**Given request**
Restate the data word for word and leave the images out.
-- Data section start --
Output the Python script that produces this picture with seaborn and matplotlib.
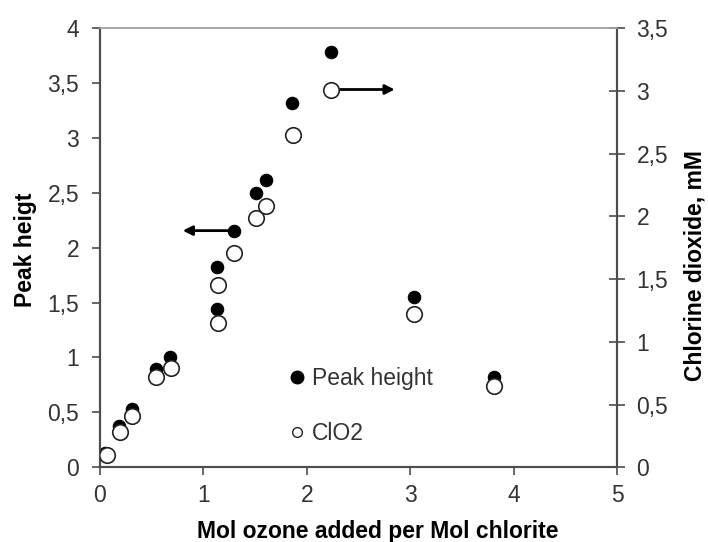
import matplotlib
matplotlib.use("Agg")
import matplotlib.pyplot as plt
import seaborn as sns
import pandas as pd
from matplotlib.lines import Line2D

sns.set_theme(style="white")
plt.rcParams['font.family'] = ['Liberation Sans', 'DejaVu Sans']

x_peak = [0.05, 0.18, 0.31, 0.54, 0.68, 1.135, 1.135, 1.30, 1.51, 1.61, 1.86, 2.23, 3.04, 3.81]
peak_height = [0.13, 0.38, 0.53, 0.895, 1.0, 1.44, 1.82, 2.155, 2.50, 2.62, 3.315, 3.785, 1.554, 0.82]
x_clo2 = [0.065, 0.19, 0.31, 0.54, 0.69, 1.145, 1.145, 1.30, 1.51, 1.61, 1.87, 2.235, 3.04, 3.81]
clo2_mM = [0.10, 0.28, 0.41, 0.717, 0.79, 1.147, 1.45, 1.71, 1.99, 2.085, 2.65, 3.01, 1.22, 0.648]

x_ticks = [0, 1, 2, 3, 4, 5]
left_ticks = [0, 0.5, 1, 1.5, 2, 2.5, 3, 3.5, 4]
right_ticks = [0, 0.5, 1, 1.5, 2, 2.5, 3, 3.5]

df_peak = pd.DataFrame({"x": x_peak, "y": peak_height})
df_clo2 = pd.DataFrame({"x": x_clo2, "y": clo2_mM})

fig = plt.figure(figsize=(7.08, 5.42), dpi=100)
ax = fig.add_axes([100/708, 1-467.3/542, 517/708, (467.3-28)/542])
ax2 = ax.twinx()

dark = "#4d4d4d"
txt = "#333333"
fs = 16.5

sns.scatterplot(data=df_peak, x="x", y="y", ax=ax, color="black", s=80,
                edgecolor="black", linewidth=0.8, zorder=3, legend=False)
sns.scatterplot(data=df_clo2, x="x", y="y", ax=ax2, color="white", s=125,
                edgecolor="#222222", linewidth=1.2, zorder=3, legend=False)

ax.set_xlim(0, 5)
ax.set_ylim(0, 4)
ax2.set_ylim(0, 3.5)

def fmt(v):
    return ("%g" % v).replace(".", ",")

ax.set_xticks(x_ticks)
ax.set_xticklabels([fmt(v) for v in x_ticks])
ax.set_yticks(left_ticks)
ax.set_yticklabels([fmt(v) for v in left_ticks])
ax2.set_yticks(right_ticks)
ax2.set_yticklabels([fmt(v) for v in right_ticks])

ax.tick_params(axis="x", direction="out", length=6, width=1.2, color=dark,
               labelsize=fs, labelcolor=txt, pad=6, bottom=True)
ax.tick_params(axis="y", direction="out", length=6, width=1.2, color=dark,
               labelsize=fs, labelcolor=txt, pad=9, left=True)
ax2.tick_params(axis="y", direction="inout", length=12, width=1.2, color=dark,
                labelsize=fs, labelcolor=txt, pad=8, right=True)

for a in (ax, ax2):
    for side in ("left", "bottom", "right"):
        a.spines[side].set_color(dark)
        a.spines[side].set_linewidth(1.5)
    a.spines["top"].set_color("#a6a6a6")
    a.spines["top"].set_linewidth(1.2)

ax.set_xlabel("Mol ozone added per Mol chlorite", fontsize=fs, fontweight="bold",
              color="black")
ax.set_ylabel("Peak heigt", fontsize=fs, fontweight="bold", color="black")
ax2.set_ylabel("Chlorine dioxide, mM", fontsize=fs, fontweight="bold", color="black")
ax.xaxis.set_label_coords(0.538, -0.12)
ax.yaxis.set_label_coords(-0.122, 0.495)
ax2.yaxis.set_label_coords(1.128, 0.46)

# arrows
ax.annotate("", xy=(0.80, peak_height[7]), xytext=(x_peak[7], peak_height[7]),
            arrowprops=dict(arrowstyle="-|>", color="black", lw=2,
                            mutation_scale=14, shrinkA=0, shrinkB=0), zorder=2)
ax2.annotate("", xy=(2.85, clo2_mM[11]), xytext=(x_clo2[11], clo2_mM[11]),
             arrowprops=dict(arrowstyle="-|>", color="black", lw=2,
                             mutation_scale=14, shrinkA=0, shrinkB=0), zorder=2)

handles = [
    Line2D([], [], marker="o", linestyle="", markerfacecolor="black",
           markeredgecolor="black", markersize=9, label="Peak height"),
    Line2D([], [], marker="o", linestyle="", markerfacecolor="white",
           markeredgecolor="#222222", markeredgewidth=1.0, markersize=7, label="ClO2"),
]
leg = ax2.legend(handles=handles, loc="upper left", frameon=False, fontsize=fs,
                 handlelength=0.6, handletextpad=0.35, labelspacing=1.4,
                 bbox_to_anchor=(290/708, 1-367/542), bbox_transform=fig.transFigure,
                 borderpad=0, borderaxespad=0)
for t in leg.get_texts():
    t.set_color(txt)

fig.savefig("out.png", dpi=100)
-- Data section end --
**Problem solution**
Output the Python script that produces this picture with seaborn and matplotlib.
import matplotlib
matplotlib.use("Agg")
import matplotlib.pyplot as plt
import seaborn as sns
import pandas as pd
from matplotlib.lines import Line2D

sns.set_theme(style="white")
plt.rcParams['font.family'] = ['Liberation Sans', 'DejaVu Sans']

x_peak = [0.05, 0.18, 0.31, 0.54, 0.68, 1.135, 1.135, 1.30, 1.51, 1.61, 1.86, 2.23, 3.04, 3.81]
peak_height = [0.13, 0.38, 0.53, 0.895, 1.0, 1.44, 1.82, 2.155, 2.50, 2.62, 3.315, 3.785, 1.554, 0.82]
x_clo2 = [0.065, 0.19, 0.31, 0.54, 0.69, 1.145, 1.145, 1.30, 1.51, 1.61, 1.87, 2.235, 3.04, 3.81]
clo2_mM = [0.10, 0.28, 0.41, 0.717, 0.79, 1.147, 1.45, 1.71, 1.99, 2.085, 2.65, 3.01, 1.22, 0.648]

x_ticks = [0, 1, 2, 3, 4, 5]
left_ticks = [0, 0.5, 1, 1.5, 2, 2.5, 3, 3.5, 4]
right_ticks = [0, 0.5, 1, 1.5, 2, 2.5, 3, 3.5]

df_peak = pd.DataFrame({"x": x_peak, "y": peak_height})
df_clo2 = pd.DataFrame({"x": x_clo2, "y": clo2_mM})

fig = plt.figure(figsize=(7.08, 5.42), dpi=100)
ax = fig.add_axes([100/708, 1-467.3/542, 517/708, (467.3-28)/542])
ax2 = ax.twinx()

dark = "#4d4d4d"
txt = "#333333"
fs = 16.5

sns.scatterplot(data=df_peak, x="x", y="y", ax=ax, color="black", s=80,
                edgecolor="black", linewidth=0.8, zorder=3, legend=False)
sns.scatterplot(data=df_clo2, x="x", y="y", ax=ax2, color="white", s=125,
                edgecolor="#222222", linewidth=1.2, zorder=3, legend=False)

ax.set_xlim(0, 5)
ax.set_ylim(0, 4)
ax2.set_ylim(0, 3.5)

def fmt(v):
    return ("%g" % v).replace(".", ",")

ax.set_xticks(x_ticks)
ax.set_xticklabels([fmt(v) for v in x_ticks])
ax.set_yticks(left_ticks)
ax.set_yticklabels([fmt(v) for v in left_ticks])
ax2.set_yticks(right_ticks)
ax2.set_yticklabels([fmt(v) for v in right_ticks])

ax.tick_params(axis="x", direction="out", length=6, width=1.2, color=dark,
               labelsize=fs, labelcolor=txt, pad=6, bottom=True)
ax.tick_params(axis="y", direction="out", length=6, width=1.2, color=dark,
               labelsize=fs, labelcolor=txt, pad=9, left=True)
ax2.tick_params(axis="y", direction="inout", length=12, width=1.2, color=dark,
                labelsize=fs, labelcolor=txt, pad=8, right=True)

for a in (ax, ax2):
    for side in ("left", "bottom", "right"):
        a.spines[side].set_color(dark)
        a.spines[side].set_linewidth(1.5)
    a.spines["top"].set_color("#a6a6a6")
    a.spines["top"].set_linewidth(1.2)

ax.set_xlabel("Mol ozone added per Mol chlorite", fontsize=fs, fontweight="bold",
              color="black")
ax.set_ylabel("Peak heigt", fontsize=fs, fontweight="bold", color="black")
ax2.set_ylabel("Chlorine dioxide, mM", fontsize=fs, fontweight="bold", color="black")
ax.xaxis.set_label_coords(0.538, -0.12)
ax.yaxis.set_label_coords(-0.122, 0.495)
ax2.yaxis.set_label_coords(1.128, 0.46)

# arrows
ax.annotate("", xy=(0.80, peak_height[7]), xytext=(x_peak[7], peak_height[7]),
            arrowprops=dict(arrowstyle="-|>", color="black", lw=2,
                            mutation_scale=14, shrinkA=0, shrinkB=0), zorder=2)
ax2.annotate("", xy=(2.85, clo2_mM[11]), xytext=(x_clo2[11], clo2_mM[11]),
             arrowprops=dict(arrowstyle="-|>", color="black", lw=2,
                             mutation_scale=14, shrinkA=0, shrinkB=0), zorder=2)

handles = [
    Line2D([], [], marker="o", linestyle="", markerfacecolor="black",
           markeredgecolor="black", markersize=9, label="Peak height"),
    Line2D([], [], marker="o", linestyle="", markerfacecolor="white",
           markeredgecolor="#222222", markeredgewidth=1.0, markersize=7, label="ClO2"),
]
leg = ax2.legend(handles=handles, loc="upper left", frameon=False, fontsize=fs,
                 handlelength=0.6, handletextpad=0.35, labelspacing=1.4,
                 bbox_to_anchor=(290/708, 1-367/542), bbox_transform=fig.transFigure,
                 borderpad=0, borderaxespad=0)
for t in leg.get_texts():
    t.set_color(txt)

fig.savefig("out.png", dpi=100)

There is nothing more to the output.